• _DIRECTION_: Reproduce the listing word for word. Skip any image.

━━━━━━━━━━━━━━━━━━━━

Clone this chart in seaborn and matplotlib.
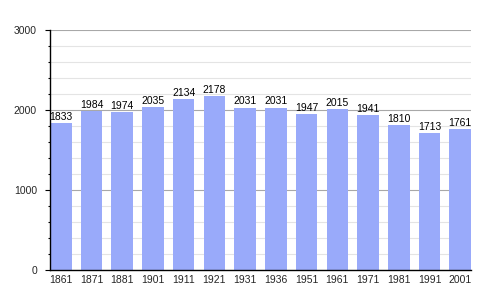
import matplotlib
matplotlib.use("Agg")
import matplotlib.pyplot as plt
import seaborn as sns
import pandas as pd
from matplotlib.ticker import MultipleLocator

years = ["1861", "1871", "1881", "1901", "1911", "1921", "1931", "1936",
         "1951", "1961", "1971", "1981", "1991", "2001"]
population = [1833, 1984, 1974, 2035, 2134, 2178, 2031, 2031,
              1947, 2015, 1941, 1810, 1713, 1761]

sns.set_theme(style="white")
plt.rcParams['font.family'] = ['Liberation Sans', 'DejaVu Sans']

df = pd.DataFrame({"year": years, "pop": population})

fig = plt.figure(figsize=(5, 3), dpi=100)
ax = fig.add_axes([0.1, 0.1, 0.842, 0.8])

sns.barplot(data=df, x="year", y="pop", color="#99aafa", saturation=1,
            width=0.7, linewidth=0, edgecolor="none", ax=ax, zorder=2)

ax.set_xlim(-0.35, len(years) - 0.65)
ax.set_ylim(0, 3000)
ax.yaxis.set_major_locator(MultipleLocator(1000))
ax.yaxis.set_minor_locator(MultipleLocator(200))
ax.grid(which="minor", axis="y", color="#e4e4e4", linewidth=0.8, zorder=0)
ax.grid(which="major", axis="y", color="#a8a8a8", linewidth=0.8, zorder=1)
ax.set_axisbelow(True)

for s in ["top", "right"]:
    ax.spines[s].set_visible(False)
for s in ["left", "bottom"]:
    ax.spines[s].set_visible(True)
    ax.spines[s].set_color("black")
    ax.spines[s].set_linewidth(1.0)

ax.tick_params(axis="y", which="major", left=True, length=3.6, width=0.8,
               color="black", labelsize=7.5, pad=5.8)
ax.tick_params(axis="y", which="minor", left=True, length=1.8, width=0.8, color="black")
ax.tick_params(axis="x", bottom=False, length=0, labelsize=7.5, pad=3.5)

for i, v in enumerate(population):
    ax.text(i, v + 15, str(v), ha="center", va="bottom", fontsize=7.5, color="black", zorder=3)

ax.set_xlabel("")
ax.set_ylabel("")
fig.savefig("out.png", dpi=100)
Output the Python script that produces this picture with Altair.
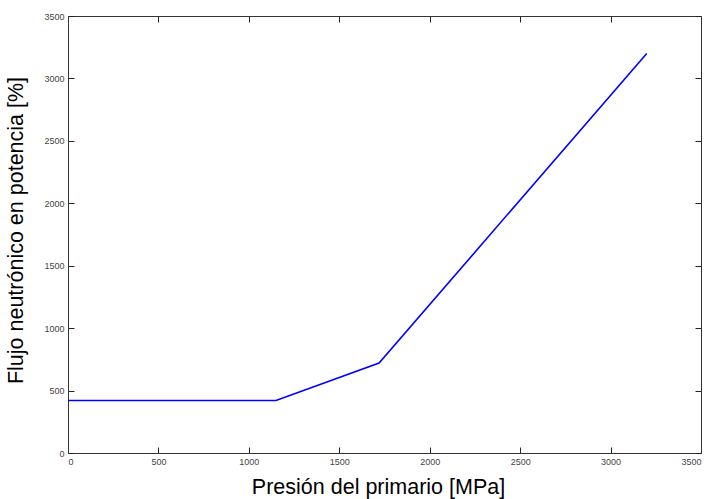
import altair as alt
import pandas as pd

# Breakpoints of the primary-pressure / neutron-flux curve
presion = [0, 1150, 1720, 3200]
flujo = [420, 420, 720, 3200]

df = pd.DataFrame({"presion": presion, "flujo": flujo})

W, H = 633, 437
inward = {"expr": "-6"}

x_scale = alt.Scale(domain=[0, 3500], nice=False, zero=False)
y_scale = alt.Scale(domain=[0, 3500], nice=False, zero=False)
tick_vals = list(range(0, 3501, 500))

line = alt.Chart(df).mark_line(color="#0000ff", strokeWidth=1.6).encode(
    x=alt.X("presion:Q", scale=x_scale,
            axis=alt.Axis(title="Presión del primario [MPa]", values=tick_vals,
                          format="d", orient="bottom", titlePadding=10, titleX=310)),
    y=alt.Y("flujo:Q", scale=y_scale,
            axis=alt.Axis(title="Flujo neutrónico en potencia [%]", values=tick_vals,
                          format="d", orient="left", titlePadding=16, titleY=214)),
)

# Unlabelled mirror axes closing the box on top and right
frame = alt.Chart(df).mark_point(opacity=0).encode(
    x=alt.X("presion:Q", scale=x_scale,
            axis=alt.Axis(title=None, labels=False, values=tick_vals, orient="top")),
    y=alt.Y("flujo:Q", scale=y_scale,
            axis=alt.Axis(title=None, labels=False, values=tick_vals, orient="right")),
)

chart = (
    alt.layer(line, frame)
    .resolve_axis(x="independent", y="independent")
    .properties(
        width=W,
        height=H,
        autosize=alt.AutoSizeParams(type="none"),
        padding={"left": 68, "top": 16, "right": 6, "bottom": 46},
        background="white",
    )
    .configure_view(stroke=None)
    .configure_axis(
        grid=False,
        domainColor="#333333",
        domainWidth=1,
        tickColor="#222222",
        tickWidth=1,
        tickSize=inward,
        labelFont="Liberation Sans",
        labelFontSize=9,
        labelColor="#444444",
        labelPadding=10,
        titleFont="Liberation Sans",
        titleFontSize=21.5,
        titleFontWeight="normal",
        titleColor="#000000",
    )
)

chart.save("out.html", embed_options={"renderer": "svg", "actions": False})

━━━━━━━━━━━━━━━━━━━━

• _TASK SOLUTION_:
Clone this chart in seaborn and matplotlib.
import matplotlib
matplotlib.use("Agg")
import matplotlib.pyplot as plt
import seaborn as sns
import pandas as pd
from matplotlib.ticker import MultipleLocator

years = ["1861", "1871", "1881", "1901", "1911", "1921", "1931", "1936",
         "1951", "1961", "1971", "1981", "1991", "2001"]
population = [1833, 1984, 1974, 2035, 2134, 2178, 2031, 2031,
              1947, 2015, 1941, 1810, 1713, 1761]

sns.set_theme(style="white")
plt.rcParams['font.family'] = ['Liberation Sans', 'DejaVu Sans']

df = pd.DataFrame({"year": years, "pop": population})

fig = plt.figure(figsize=(5, 3), dpi=100)
ax = fig.add_axes([0.1, 0.1, 0.842, 0.8])

sns.barplot(data=df, x="year", y="pop", color="#99aafa", saturation=1,
            width=0.7, linewidth=0, edgecolor="none", ax=ax, zorder=2)

ax.set_xlim(-0.35, len(years) - 0.65)
ax.set_ylim(0, 3000)
ax.yaxis.set_major_locator(MultipleLocator(1000))
ax.yaxis.set_minor_locator(MultipleLocator(200))
ax.grid(which="minor", axis="y", color="#e4e4e4", linewidth=0.8, zorder=0)
ax.grid(which="major", axis="y", color="#a8a8a8", linewidth=0.8, zorder=1)
ax.set_axisbelow(True)

for s in ["top", "right"]:
    ax.spines[s].set_visible(False)
for s in ["left", "bottom"]:
    ax.spines[s].set_visible(True)
    ax.spines[s].set_color("black")
    ax.spines[s].set_linewidth(1.0)

ax.tick_params(axis="y", which="major", left=True, length=3.6, width=0.8,
               color="black", labelsize=7.5, pad=5.8)
ax.tick_params(axis="y", which="minor", left=True, length=1.8, width=0.8, color="black")
ax.tick_params(axis="x", bottom=False, length=0, labelsize=7.5, pad=3.5)

for i, v in enumerate(population):
    ax.text(i, v + 15, str(v), ha="center", va="bottom", fontsize=7.5, color="black", zorder=3)

ax.set_xlabel("")
ax.set_ylabel("")
fig.savefig("out.png", dpi=100)
Output the Python script that produces this picture with Altair.
import altair as alt
import pandas as pd

# Breakpoints of the primary-pressure / neutron-flux curve
presion = [0, 1150, 1720, 3200]
flujo = [420, 420, 720, 3200]

df = pd.DataFrame({"presion": presion, "flujo": flujo})

W, H = 633, 437
inward = {"expr": "-6"}

x_scale = alt.Scale(domain=[0, 3500], nice=False, zero=False)
y_scale = alt.Scale(domain=[0, 3500], nice=False, zero=False)
tick_vals = list(range(0, 3501, 500))

line = alt.Chart(df).mark_line(color="#0000ff", strokeWidth=1.6).encode(
    x=alt.X("presion:Q", scale=x_scale,
            axis=alt.Axis(title="Presión del primario [MPa]", values=tick_vals,
                          format="d", orient="bottom", titlePadding=10, titleX=310)),
    y=alt.Y("flujo:Q", scale=y_scale,
            axis=alt.Axis(title="Flujo neutrónico en potencia [%]", values=tick_vals,
                          format="d", orient="left", titlePadding=16, titleY=214)),
)

# Unlabelled mirror axes closing the box on top and right
frame = alt.Chart(df).mark_point(opacity=0).encode(
    x=alt.X("presion:Q", scale=x_scale,
            axis=alt.Axis(title=None, labels=False, values=tick_vals, orient="top")),
    y=alt.Y("flujo:Q", scale=y_scale,
            axis=alt.Axis(title=None, labels=False, values=tick_vals, orient="right")),
)

chart = (
    alt.layer(line, frame)
    .resolve_axis(x="independent", y="independent")
    .properties(
        width=W,
        height=H,
        autosize=alt.AutoSizeParams(type="none"),
        padding={"left": 68, "top": 16, "right": 6, "bottom": 46},
        background="white",
    )
    .configure_view(stroke=None)
    .configure_axis(
        grid=False,
        domainColor="#333333",
        domainWidth=1,
        tickColor="#222222",
        tickWidth=1,
        tickSize=inward,
        labelFont="Liberation Sans",
        labelFontSize=9,
        labelColor="#444444",
        labelPadding=10,
        titleFont="Liberation Sans",
        titleFontSize=21.5,
        titleFontWeight="normal",
        titleColor="#000000",
    )
)

chart.save("out.html", embed_options={"renderer": "svg", "actions": False})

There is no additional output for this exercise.